=== Information shown ===

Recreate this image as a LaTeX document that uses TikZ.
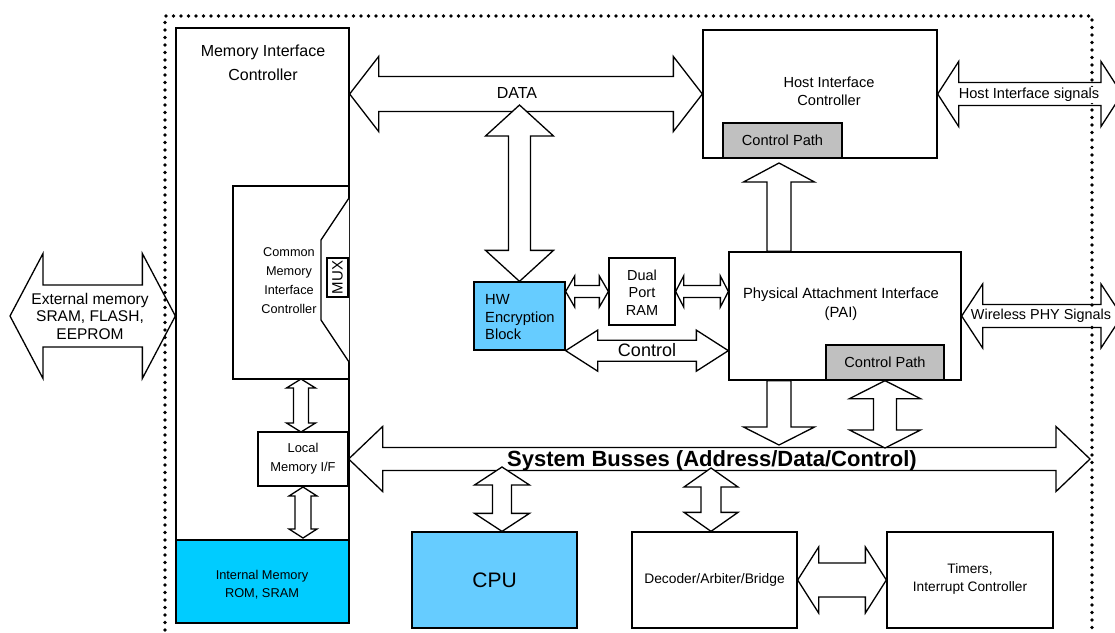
\documentclass[tikz,border=0pt]{standalone}
\usepackage{fontspec}
\setmainfont{Liberation Sans}
\usetikzlibrary{calc}

\definecolor{memcyan}{RGB}{0,204,255}
\definecolor{blkblue}{RGB}{102,204,255}
\definecolor{pathgray}{RGB}{192,192,192}

% block arrow with two heads: from, to, half shaft, half head, head length
\newcommand{\dblarrow}[5]{%
  \draw[blockarrow] (#1)
    -- ($(#1)!#5!(#2)!#4!90:(#2)$) -- ($(#1)!#5!(#2)!#3!90:(#2)$)
    -- ($(#2)!#5!(#1)!#3!-90:(#1)$) -- ($(#2)!#5!(#1)!#4!-90:(#1)$)
    -- (#2)
    -- ($(#2)!#5!(#1)!#4!90:(#1)$) -- ($(#2)!#5!(#1)!#3!90:(#1)$)
    -- ($(#1)!#5!(#2)!#3!-90:(#2)$) -- ($(#1)!#5!(#2)!#4!-90:(#2)$)
    -- cycle;}
% block arrow with one head at the second point
\newcommand{\onearrow}[5]{%
  \draw[blockarrow] ($(#1)!#3!90:(#2)$)
    -- ($(#2)!#5!(#1)!#3!-90:(#1)$) -- ($(#2)!#5!(#1)!#4!-90:(#1)$)
    -- (#2)
    -- ($(#2)!#5!(#1)!#4!90:(#1)$) -- ($(#2)!#5!(#1)!#3!90:(#1)$)
    -- ($(#1)!#3!-90:(#2)$) -- cycle;}

\begin{document}
\begin{tikzpicture}[x=1pt,y=-1pt,
    blk/.style={draw, line width=1.3pt, inner sep=0pt},
    blockarrow/.style={draw, fill=white, line width=1.3pt, line join=miter},
    dotframe/.style={line width=3.8pt, line cap=round, dash pattern=on 0pt off 7.5pt},
    txt/.style={align=center, inner sep=1pt}]
\clip (0,0) rectangle (1115,632);

% memory interface controller column
\node[blk, minimum width=173pt, minimum height=595pt] (mic) at (262.5,325.5) {};
\node[txt, font=\fontsize{16}{24}\selectfont] (mictxt) at (263,63) {Memory Interface\\Controller};
\node[blk, fill=memcyan, minimum width=173pt, minimum height=83pt] (intmem) at (262.5,581.5) {};
\node[txt, font=\fontsize{12.8}{18}\selectfont] (intmemtxt) at (262,585) {Internal Memory\\ROM, SRAM};

\node[blk, minimum width=116pt, minimum height=193pt] (cmic) at (291,282.5) {};
\node[txt, font=\fontsize{12.7}{19}\selectfont] (cmictxt) at (289,281) {Common\\Memory\\Interface\\Controller};
\draw[line width=1.3pt, fill=white] (349,198) -- (321,240) -- (321,320) -- (349,362);
\node[blk, rotate=90, minimum width=39pt, minimum height=21pt, font=\fontsize{15}{15}\selectfont] (mux) at (337.5,277.5) {MUX};

\node[blk, fill=white, minimum width=90pt, minimum height=54pt] (lmif) at (303,459) {};
\node[txt, font=\fontsize{12.9}{19}\selectfont] (lmiftxt) at (303,458.5) {Local\\Memory I/F};

% encryption and ram
\node[blk, fill=blkblue, minimum width=91pt, minimum height=68pt] (hw) at (519.5,316) {};
\node[txt, align=left, anchor=west, font=\fontsize{14.7}{17.5}\selectfont] (hwtxt) at (484,317.5) {HW\\Encryption\\Block};
\node[blk, minimum width=66pt, minimum height=67pt] (dpram) at (642,291.5) {};
\node[txt, font=\fontsize{14.5}{17.5}\selectfont] (dpramtxt) at (642,292.5) {Dual\\Port\\RAM};

% host and physical interfaces
\node[blk, minimum width=234pt, minimum height=128pt] (host) at (820,94) {};
\node[txt, font=\fontsize{14.6}{18}\selectfont] (hosttxt) at (829,91) {Host Interface\\Controller};
\node[blk, fill=pathgray, minimum width=119pt, minimum height=35pt, font=\fontsize{14.6}{18}\selectfont] (hostcp) at (782.5,140.5) {Control Path};

\node[blk, minimum width=232pt, minimum height=128pt] (pai) at (845,316) {};
\node[txt, font=\fontsize{14.8}{19}\selectfont] (paitxt) at (841,304.5) {Physical Attachment Interface\\(PAI)};
\node[blk, fill=pathgray, minimum width=118pt, minimum height=35pt, font=\fontsize{14.6}{18}\selectfont] (paicp) at (885,362.5) {Control Path};

% bottom row
\node[blk, fill=blkblue, minimum width=165pt, minimum height=96pt, font=\fontsize{21}{21}\selectfont] (cpu) at (494.5,580) {CPU};
\node[blk, minimum width=165pt, minimum height=96pt, font=\fontsize{13.8}{18}\selectfont] (dec) at (714.5,580) {Decoder/Arbiter/Bridge};
\node[blk, minimum width=166pt, minimum height=96pt] (tim) at (970,580) {};
\node[txt, font=\fontsize{13.7}{18}\selectfont] (timtxt) at (970,579) {Timers,\\Interrupt Controller};

% connector end points
\coordinate (extL) at (10,316);
\coordinate (extR) at (extL -| mic.west);
\coordinate (dataL) at (host.west -| mic.east);
\coordinate (dataT) at (hw.north |- 0,105);
\coordinate (hwR) at (dpram.west -| hw.east);
\coordinate (paiL) at (dpram.east -| pai.west);
\coordinate (ctlR) at (hw.south east -| pai.west);
\coordinate (hostX) at (host.east -| 1122,0);
\coordinate (phyX) at (pai.east -| 1122,0);
\coordinate (upT) at (779,163);
\coordinate (upB) at (upT |- pai.north);
\coordinate (dnT) at (upT |- pai.south);
\coordinate (dnB) at (779,445);
\coordinate (cpB) at (paicp.south |- 0,448);
\coordinate (busL) at (lmif.east);
\coordinate (busR) at (1090,459);
\coordinate (cpuT) at (502,467);
\coordinate (cpuB) at (cpuT |- cpu.north);
\coordinate (decT) at (711,468);
\coordinate (decB) at (decT |- dec.north);
\coordinate (lmA) at (301,379);
\coordinate (lmB) at (301,432);
\coordinate (lmC) at (303,487);
\coordinate (lmD) at (303,538);

% block arrows
\dblarrow{extL}{extR}{31pt}{62.5pt}{33pt}
\dblarrow{dataL}{host.west}{17.5pt}{37.5pt}{29pt}
\dblarrow{dataT}{hw.north}{11pt}{34pt}{31pt}
\dblarrow{hwR}{dpram.west}{6pt}{15.5pt}{9pt}
\dblarrow{dpram.east}{paiL}{6pt}{15.5pt}{8pt}
\dblarrow{hw.south east}{ctlR}{10.5pt}{20.5pt}{32pt}
\dblarrow{host.east}{hostX}{11.5pt}{32.5pt}{21pt}
\dblarrow{pai.east}{phyX}{11.5pt}{32pt}{21pt}
\onearrow{upB}{upT}{12pt}{35.5pt}{19pt}
\dblarrow{lmA}{lmB}{7.5pt}{14.5pt}{9pt}
\dblarrow{lmC}{lmD}{8pt}{14pt}{9pt}
\dblarrow{busL}{busR}{11.5pt}{32.5pt}{34pt}
\onearrow{dnT}{dnB}{12pt}{35.5pt}{18pt}
\dblarrow{paicp.south}{cpB}{11.5pt}{35.5pt}{18pt}
\dblarrow{cpuT}{cpuB}{9.5pt}{27.5pt}{18pt}
\dblarrow{decT}{decB}{10pt}{27pt}{19pt}
\dblarrow{dec.east}{tim.west}{17pt}{33pt}{21pt}

% chip boundary
\draw[dotframe] (165,645) -- (165,16) -- (1092,16) -- (1092,645);

% arrow labels
\node[txt, font=\fontsize{15.5}{17.5}\selectfont] (exttxt) at (90,316) {External memory\\SRAM, FLASH,\\EEPROM};
\node[txt, font=\fontsize{16}{16}\selectfont] (datatxt) at (517,93) {DATA};
\node[txt, font=\fontsize{18}{18}\selectfont] (ctltxt) at (647,350) {Control};
\node[txt, fill=white, font=\fontsize{14.6}{16}\selectfont] (hostsig) at (1029,95) {Host Interface signals};
\node[txt, fill=white, font=\fontsize{14.4}{16}\selectfont] (physig) at (1041,316) {Wireless PHY Signals};
\node[txt, font=\bfseries\fontsize{22}{22}\selectfont] (bustxt) at (712,461) {System Busses (Address/Data/Control)};
\end{tikzpicture}
\end{document}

===

Without the pictures, please reproduce each line of the listing above exactly, from the first one through the line bearing "minimum width=39pt, minimum".

Recreate this image as a LaTeX document that uses TikZ.
\documentclass[tikz,border=0pt]{standalone}
\usepackage{fontspec}
\setmainfont{Liberation Sans}
\usetikzlibrary{calc}

\definecolor{memcyan}{RGB}{0,204,255}
\definecolor{blkblue}{RGB}{102,204,255}
\definecolor{pathgray}{RGB}{192,192,192}

% block arrow with two heads: from, to, half shaft, half head, head length
\newcommand{\dblarrow}[5]{%
  \draw[blockarrow] (#1)
    -- ($(#1)!#5!(#2)!#4!90:(#2)$) -- ($(#1)!#5!(#2)!#3!90:(#2)$)
    -- ($(#2)!#5!(#1)!#3!-90:(#1)$) -- ($(#2)!#5!(#1)!#4!-90:(#1)$)
    -- (#2)
    -- ($(#2)!#5!(#1)!#4!90:(#1)$) -- ($(#2)!#5!(#1)!#3!90:(#1)$)
    -- ($(#1)!#5!(#2)!#3!-90:(#2)$) -- ($(#1)!#5!(#2)!#4!-90:(#2)$)
    -- cycle;}
% block arrow with one head at the second point
\newcommand{\onearrow}[5]{%
  \draw[blockarrow] ($(#1)!#3!90:(#2)$)
    -- ($(#2)!#5!(#1)!#3!-90:(#1)$) -- ($(#2)!#5!(#1)!#4!-90:(#1)$)
    -- (#2)
    -- ($(#2)!#5!(#1)!#4!90:(#1)$) -- ($(#2)!#5!(#1)!#3!90:(#1)$)
    -- ($(#1)!#3!-90:(#2)$) -- cycle;}

\begin{document}
\begin{tikzpicture}[x=1pt,y=-1pt,
    blk/.style={draw, line width=1.3pt, inner sep=0pt},
    blockarrow/.style={draw, fill=white, line width=1.3pt, line join=miter},
    dotframe/.style={line width=3.8pt, line cap=round, dash pattern=on 0pt off 7.5pt},
    txt/.style={align=center, inner sep=1pt}]
\clip (0,0) rectangle (1115,632);

% memory interface controller column
\node[blk, minimum width=173pt, minimum height=595pt] (mic) at (262.5,325.5) {};
\node[txt, font=\fontsize{16}{24}\selectfont] (mictxt) at (263,63) {Memory Interface\\Controller};
\node[blk, fill=memcyan, minimum width=173pt, minimum height=83pt] (intmem) at (262.5,581.5) {};
\node[txt, font=\fontsize{12.8}{18}\selectfont] (intmemtxt) at (262,585) {Internal Memory\\ROM, SRAM};

\node[blk, minimum width=116pt, minimum height=193pt] (cmic) at (291,282.5) {};
\node[txt, font=\fontsize{12.7}{19}\selectfont] (cmictxt) at (289,281) {Common\\Memory\\Interface\\Controller};
\draw[line width=1.3pt, fill=white] (349,198) -- (321,240) -- (321,320) -- (349,362);
\node[blk, rotate=90, minimum width=39pt, minimum height=21pt, font=\fontsize{15}{15}\selectfont] (mux) at (337.5,277.5) {MUX};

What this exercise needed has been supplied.